- [Records to use]:
━━━
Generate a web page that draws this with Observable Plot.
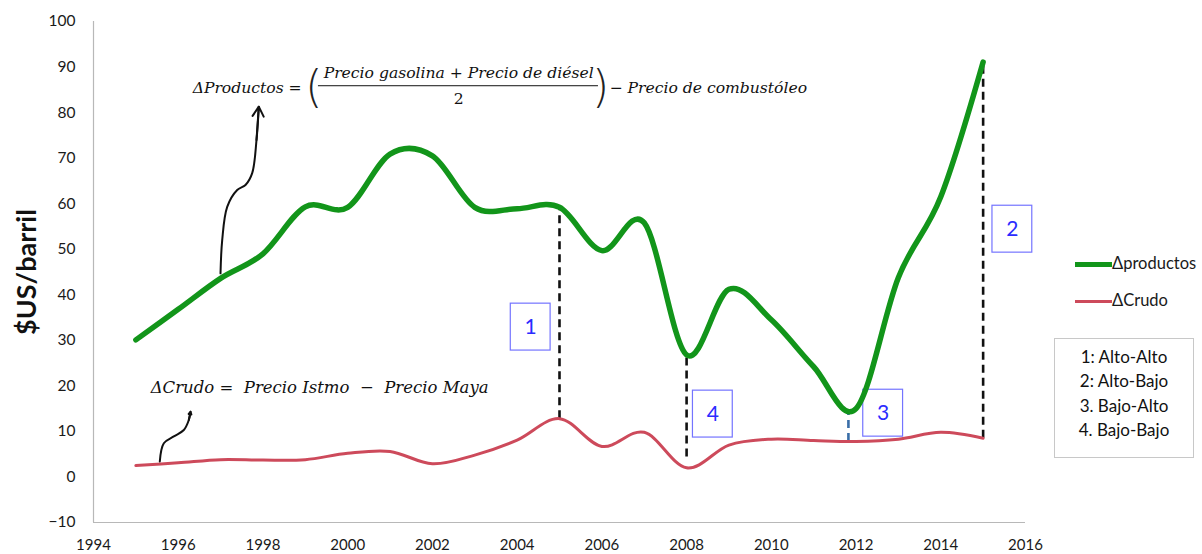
━━━
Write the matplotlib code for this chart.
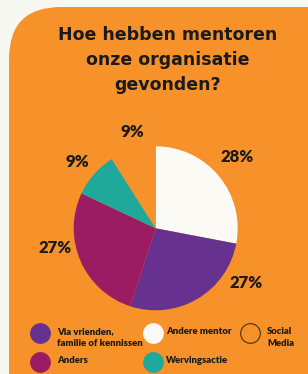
━━━
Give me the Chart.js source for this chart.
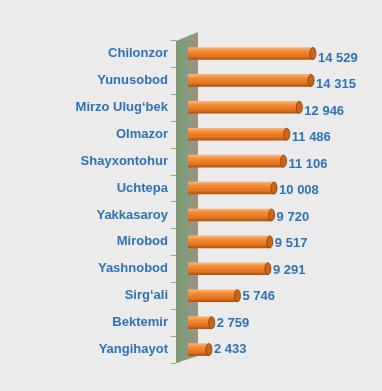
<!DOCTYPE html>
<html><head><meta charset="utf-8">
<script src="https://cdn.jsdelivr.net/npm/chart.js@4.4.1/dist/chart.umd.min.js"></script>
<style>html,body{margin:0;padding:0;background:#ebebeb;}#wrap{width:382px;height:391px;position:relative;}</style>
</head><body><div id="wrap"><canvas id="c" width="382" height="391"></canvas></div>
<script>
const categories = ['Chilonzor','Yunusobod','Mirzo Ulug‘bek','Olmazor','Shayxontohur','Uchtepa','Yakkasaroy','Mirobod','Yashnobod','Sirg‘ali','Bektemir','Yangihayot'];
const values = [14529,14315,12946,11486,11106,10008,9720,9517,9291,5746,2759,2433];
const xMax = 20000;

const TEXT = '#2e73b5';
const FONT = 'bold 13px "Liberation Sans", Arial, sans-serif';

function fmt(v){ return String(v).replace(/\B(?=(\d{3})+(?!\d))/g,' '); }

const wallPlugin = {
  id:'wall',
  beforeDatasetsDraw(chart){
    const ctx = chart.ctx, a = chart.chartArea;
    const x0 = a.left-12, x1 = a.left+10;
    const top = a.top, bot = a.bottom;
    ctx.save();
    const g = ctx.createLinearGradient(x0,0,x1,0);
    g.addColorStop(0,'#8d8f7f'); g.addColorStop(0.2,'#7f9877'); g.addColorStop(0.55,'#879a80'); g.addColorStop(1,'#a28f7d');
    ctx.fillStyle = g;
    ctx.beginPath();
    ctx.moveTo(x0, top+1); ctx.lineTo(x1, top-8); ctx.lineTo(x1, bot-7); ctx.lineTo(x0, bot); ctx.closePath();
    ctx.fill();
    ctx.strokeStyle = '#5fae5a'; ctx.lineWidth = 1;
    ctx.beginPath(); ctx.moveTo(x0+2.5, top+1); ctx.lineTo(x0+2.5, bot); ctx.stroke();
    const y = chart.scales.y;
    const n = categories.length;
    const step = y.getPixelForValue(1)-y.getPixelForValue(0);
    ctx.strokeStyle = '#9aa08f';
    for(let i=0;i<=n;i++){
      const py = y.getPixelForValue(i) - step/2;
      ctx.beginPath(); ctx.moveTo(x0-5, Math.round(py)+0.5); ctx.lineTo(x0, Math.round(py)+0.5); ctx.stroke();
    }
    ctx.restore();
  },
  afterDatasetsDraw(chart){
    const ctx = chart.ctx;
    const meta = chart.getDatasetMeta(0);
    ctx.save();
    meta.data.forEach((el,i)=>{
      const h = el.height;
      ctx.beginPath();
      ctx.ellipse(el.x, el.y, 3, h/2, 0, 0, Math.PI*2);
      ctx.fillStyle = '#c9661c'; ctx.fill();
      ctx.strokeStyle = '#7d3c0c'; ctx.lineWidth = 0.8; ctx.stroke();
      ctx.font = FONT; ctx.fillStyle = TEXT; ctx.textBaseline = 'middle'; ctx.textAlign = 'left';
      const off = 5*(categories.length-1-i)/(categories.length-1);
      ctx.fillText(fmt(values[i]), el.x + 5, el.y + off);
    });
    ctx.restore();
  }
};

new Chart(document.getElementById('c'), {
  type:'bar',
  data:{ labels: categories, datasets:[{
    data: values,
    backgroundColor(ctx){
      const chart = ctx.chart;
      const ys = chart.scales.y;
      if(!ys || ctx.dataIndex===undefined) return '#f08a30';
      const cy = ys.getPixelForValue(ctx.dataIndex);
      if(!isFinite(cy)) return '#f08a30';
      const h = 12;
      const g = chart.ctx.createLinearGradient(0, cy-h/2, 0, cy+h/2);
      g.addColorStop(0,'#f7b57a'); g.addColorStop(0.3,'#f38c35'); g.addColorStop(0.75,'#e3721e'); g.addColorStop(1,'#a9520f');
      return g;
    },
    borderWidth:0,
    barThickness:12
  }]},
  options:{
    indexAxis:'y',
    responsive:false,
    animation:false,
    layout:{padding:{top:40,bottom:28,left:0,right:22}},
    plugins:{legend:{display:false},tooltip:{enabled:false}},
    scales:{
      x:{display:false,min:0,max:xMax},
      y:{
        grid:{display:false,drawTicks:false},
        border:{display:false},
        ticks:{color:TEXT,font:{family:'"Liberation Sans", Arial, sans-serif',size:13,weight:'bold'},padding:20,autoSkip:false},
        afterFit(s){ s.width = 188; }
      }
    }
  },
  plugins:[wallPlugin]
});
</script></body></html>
━━━
- [What is asked]:
Tally the lines in the entries above that hold the word "this". Reply with nothing but that count.

- [Complete output]:
3